> [Records with drawing code]:
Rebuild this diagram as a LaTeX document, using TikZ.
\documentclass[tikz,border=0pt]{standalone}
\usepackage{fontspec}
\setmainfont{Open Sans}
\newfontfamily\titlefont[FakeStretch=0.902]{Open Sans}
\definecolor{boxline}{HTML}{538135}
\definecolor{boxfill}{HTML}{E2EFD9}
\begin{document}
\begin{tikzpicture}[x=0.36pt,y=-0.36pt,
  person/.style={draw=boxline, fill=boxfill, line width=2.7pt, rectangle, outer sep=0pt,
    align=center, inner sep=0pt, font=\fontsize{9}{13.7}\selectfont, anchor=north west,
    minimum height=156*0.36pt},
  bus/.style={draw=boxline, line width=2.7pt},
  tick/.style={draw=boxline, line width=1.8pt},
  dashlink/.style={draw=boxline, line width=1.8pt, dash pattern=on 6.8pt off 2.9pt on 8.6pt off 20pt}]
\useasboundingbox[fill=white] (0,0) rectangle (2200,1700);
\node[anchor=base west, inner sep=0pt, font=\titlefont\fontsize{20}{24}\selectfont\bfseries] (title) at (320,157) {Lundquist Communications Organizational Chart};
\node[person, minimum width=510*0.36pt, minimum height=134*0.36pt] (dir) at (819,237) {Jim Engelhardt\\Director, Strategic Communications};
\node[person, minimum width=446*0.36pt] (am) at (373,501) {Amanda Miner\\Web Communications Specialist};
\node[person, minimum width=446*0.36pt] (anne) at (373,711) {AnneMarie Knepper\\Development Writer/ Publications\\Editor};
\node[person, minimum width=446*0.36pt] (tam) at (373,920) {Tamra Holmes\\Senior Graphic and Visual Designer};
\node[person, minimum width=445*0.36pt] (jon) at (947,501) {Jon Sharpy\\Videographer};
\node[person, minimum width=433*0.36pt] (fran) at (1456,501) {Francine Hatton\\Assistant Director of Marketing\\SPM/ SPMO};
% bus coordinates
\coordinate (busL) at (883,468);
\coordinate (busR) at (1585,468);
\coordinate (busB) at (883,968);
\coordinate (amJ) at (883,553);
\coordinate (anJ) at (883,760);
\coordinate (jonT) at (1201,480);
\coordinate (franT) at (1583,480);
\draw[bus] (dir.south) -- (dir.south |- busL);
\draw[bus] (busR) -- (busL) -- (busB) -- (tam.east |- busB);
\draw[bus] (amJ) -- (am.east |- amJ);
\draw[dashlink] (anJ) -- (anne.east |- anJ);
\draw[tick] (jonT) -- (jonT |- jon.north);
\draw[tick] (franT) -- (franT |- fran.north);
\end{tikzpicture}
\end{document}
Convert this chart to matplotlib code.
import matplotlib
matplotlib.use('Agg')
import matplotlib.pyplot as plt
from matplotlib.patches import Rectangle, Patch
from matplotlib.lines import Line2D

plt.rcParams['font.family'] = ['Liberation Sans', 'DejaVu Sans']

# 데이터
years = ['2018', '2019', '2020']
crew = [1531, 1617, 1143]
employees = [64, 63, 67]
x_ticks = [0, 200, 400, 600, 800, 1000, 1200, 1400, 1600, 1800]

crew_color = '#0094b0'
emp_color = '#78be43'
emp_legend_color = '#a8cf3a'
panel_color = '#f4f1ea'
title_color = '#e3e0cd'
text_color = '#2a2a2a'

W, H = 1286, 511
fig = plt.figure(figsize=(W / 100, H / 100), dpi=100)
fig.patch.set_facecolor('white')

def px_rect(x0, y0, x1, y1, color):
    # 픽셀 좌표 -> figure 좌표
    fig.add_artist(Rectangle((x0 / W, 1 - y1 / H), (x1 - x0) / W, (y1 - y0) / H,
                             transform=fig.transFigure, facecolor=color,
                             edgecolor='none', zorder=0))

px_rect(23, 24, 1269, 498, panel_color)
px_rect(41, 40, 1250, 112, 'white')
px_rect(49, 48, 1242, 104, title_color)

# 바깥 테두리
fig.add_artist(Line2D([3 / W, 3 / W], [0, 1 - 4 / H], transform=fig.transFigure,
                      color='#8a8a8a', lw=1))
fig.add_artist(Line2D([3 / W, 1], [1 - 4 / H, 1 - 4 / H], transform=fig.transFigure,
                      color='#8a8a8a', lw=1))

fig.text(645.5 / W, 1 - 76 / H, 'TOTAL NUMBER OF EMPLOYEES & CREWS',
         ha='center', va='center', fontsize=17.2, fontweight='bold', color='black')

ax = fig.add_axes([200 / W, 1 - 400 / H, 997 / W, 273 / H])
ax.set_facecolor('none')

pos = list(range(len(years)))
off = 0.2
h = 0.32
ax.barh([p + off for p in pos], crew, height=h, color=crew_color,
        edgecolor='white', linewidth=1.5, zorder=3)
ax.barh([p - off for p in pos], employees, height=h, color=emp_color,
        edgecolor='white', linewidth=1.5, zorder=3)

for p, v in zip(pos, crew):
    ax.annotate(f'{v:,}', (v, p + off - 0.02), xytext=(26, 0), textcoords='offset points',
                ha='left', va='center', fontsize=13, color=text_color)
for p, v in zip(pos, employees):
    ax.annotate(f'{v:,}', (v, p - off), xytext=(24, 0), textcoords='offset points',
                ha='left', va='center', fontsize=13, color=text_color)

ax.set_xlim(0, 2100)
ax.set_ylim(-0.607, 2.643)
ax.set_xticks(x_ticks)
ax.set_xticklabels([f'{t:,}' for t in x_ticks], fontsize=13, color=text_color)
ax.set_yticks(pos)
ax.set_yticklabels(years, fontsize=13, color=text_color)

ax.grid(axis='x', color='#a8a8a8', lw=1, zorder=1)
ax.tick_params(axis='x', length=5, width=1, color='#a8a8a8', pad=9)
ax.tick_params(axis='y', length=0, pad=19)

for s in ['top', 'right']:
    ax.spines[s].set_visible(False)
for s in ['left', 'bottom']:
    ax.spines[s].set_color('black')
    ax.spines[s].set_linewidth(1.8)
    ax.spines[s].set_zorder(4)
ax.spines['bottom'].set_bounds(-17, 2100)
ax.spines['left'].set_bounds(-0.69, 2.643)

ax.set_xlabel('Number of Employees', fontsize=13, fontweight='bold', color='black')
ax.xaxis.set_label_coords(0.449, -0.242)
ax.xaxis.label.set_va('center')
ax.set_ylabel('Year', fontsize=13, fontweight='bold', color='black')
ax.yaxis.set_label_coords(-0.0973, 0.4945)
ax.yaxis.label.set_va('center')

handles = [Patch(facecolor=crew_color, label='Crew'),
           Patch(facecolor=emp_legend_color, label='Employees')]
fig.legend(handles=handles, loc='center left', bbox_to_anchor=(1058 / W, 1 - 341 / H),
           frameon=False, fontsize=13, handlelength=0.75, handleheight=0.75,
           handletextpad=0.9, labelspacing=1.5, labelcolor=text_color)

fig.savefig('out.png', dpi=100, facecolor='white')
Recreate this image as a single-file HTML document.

> [Description of the task]: Reproduce every line above without error.

> [Complete output]:
Rebuild this diagram as a LaTeX document, using TikZ.
\documentclass[tikz,border=0pt]{standalone}
\usepackage{fontspec}
\setmainfont{Open Sans}
\newfontfamily\titlefont[FakeStretch=0.902]{Open Sans}
\definecolor{boxline}{HTML}{538135}
\definecolor{boxfill}{HTML}{E2EFD9}
\begin{document}
\begin{tikzpicture}[x=0.36pt,y=-0.36pt,
  person/.style={draw=boxline, fill=boxfill, line width=2.7pt, rectangle, outer sep=0pt,
    align=center, inner sep=0pt, font=\fontsize{9}{13.7}\selectfont, anchor=north west,
    minimum height=156*0.36pt},
  bus/.style={draw=boxline, line width=2.7pt},
  tick/.style={draw=boxline, line width=1.8pt},
  dashlink/.style={draw=boxline, line width=1.8pt, dash pattern=on 6.8pt off 2.9pt on 8.6pt off 20pt}]
\useasboundingbox[fill=white] (0,0) rectangle (2200,1700);
\node[anchor=base west, inner sep=0pt, font=\titlefont\fontsize{20}{24}\selectfont\bfseries] (title) at (320,157) {Lundquist Communications Organizational Chart};
\node[person, minimum width=510*0.36pt, minimum height=134*0.36pt] (dir) at (819,237) {Jim Engelhardt\\Director, Strategic Communications};
\node[person, minimum width=446*0.36pt] (am) at (373,501) {Amanda Miner\\Web Communications Specialist};
\node[person, minimum width=446*0.36pt] (anne) at (373,711) {AnneMarie Knepper\\Development Writer/ Publications\\Editor};
\node[person, minimum width=446*0.36pt] (tam) at (373,920) {Tamra Holmes\\Senior Graphic and Visual Designer};
\node[person, minimum width=445*0.36pt] (jon) at (947,501) {Jon Sharpy\\Videographer};
\node[person, minimum width=433*0.36pt] (fran) at (1456,501) {Francine Hatton\\Assistant Director of Marketing\\SPM/ SPMO};
% bus coordinates
\coordinate (busL) at (883,468);
\coordinate (busR) at (1585,468);
\coordinate (busB) at (883,968);
\coordinate (amJ) at (883,553);
\coordinate (anJ) at (883,760);
\coordinate (jonT) at (1201,480);
\coordinate (franT) at (1583,480);
\draw[bus] (dir.south) -- (dir.south |- busL);
\draw[bus] (busR) -- (busL) -- (busB) -- (tam.east |- busB);
\draw[bus] (amJ) -- (am.east |- amJ);
\draw[dashlink] (anJ) -- (anne.east |- anJ);
\draw[tick] (jonT) -- (jonT |- jon.north);
\draw[tick] (franT) -- (franT |- fran.north);
\end{tikzpicture}
\end{document}
Convert this chart to matplotlib code.
import matplotlib
matplotlib.use('Agg')
import matplotlib.pyplot as plt
from matplotlib.patches import Rectangle, Patch
from matplotlib.lines import Line2D

plt.rcParams['font.family'] = ['Liberation Sans', 'DejaVu Sans']

# 데이터
years = ['2018', '2019', '2020']
crew = [1531, 1617, 1143]
employees = [64, 63, 67]
x_ticks = [0, 200, 400, 600, 800, 1000, 1200, 1400, 1600, 1800]

crew_color = '#0094b0'
emp_color = '#78be43'
emp_legend_color = '#a8cf3a'
panel_color = '#f4f1ea'
title_color = '#e3e0cd'
text_color = '#2a2a2a'

W, H = 1286, 511
fig = plt.figure(figsize=(W / 100, H / 100), dpi=100)
fig.patch.set_facecolor('white')

def px_rect(x0, y0, x1, y1, color):
    # 픽셀 좌표 -> figure 좌표
    fig.add_artist(Rectangle((x0 / W, 1 - y1 / H), (x1 - x0) / W, (y1 - y0) / H,
                             transform=fig.transFigure, facecolor=color,
                             edgecolor='none', zorder=0))

px_rect(23, 24, 1269, 498, panel_color)
px_rect(41, 40, 1250, 112, 'white')
px_rect(49, 48, 1242, 104, title_color)

# 바깥 테두리
fig.add_artist(Line2D([3 / W, 3 / W], [0, 1 - 4 / H], transform=fig.transFigure,
                      color='#8a8a8a', lw=1))
fig.add_artist(Line2D([3 / W, 1], [1 - 4 / H, 1 - 4 / H], transform=fig.transFigure,
                      color='#8a8a8a', lw=1))

fig.text(645.5 / W, 1 - 76 / H, 'TOTAL NUMBER OF EMPLOYEES & CREWS',
         ha='center', va='center', fontsize=17.2, fontweight='bold', color='black')

ax = fig.add_axes([200 / W, 1 - 400 / H, 997 / W, 273 / H])
ax.set_facecolor('none')

pos = list(range(len(years)))
off = 0.2
h = 0.32
ax.barh([p + off for p in pos], crew, height=h, color=crew_color,
        edgecolor='white', linewidth=1.5, zorder=3)
ax.barh([p - off for p in pos], employees, height=h, color=emp_color,
        edgecolor='white', linewidth=1.5, zorder=3)

for p, v in zip(pos, crew):
    ax.annotate(f'{v:,}', (v, p + off - 0.02), xytext=(26, 0), textcoords='offset points',
                ha='left', va='center', fontsize=13, color=text_color)
for p, v in zip(pos, employees):
    ax.annotate(f'{v:,}', (v, p - off), xytext=(24, 0), textcoords='offset points',
                ha='left', va='center', fontsize=13, color=text_color)

ax.set_xlim(0, 2100)
ax.set_ylim(-0.607, 2.643)
ax.set_xticks(x_ticks)
ax.set_xticklabels([f'{t:,}' for t in x_ticks], fontsize=13, color=text_color)
ax.set_yticks(pos)
ax.set_yticklabels(years, fontsize=13, color=text_color)

ax.grid(axis='x', color='#a8a8a8', lw=1, zorder=1)
ax.tick_params(axis='x', length=5, width=1, color='#a8a8a8', pad=9)
ax.tick_params(axis='y', length=0, pad=19)

for s in ['top', 'right']:
    ax.spines[s].set_visible(False)
for s in ['left', 'bottom']:
    ax.spines[s].set_color('black')
    ax.spines[s].set_linewidth(1.8)
    ax.spines[s].set_zorder(4)
ax.spines['bottom'].set_bounds(-17, 2100)
ax.spines['left'].set_bounds(-0.69, 2.643)

ax.set_xlabel('Number of Employees', fontsize=13, fontweight='bold', color='black')
ax.xaxis.set_label_coords(0.449, -0.242)
ax.xaxis.label.set_va('center')
ax.set_ylabel('Year', fontsize=13, fontweight='bold', color='black')
ax.yaxis.set_label_coords(-0.0973, 0.4945)
ax.yaxis.label.set_va('center')

handles = [Patch(facecolor=crew_color, label='Crew'),
           Patch(facecolor=emp_legend_color, label='Employees')]
fig.legend(handles=handles, loc='center left', bbox_to_anchor=(1058 / W, 1 - 341 / H),
           frameon=False, fontsize=13, handlelength=0.75, handleheight=0.75,
           handletextpad=0.9, labelspacing=1.5, labelcolor=text_color)

fig.savefig('out.png', dpi=100, facecolor='white')
Recreate this image as a single-file HTML document.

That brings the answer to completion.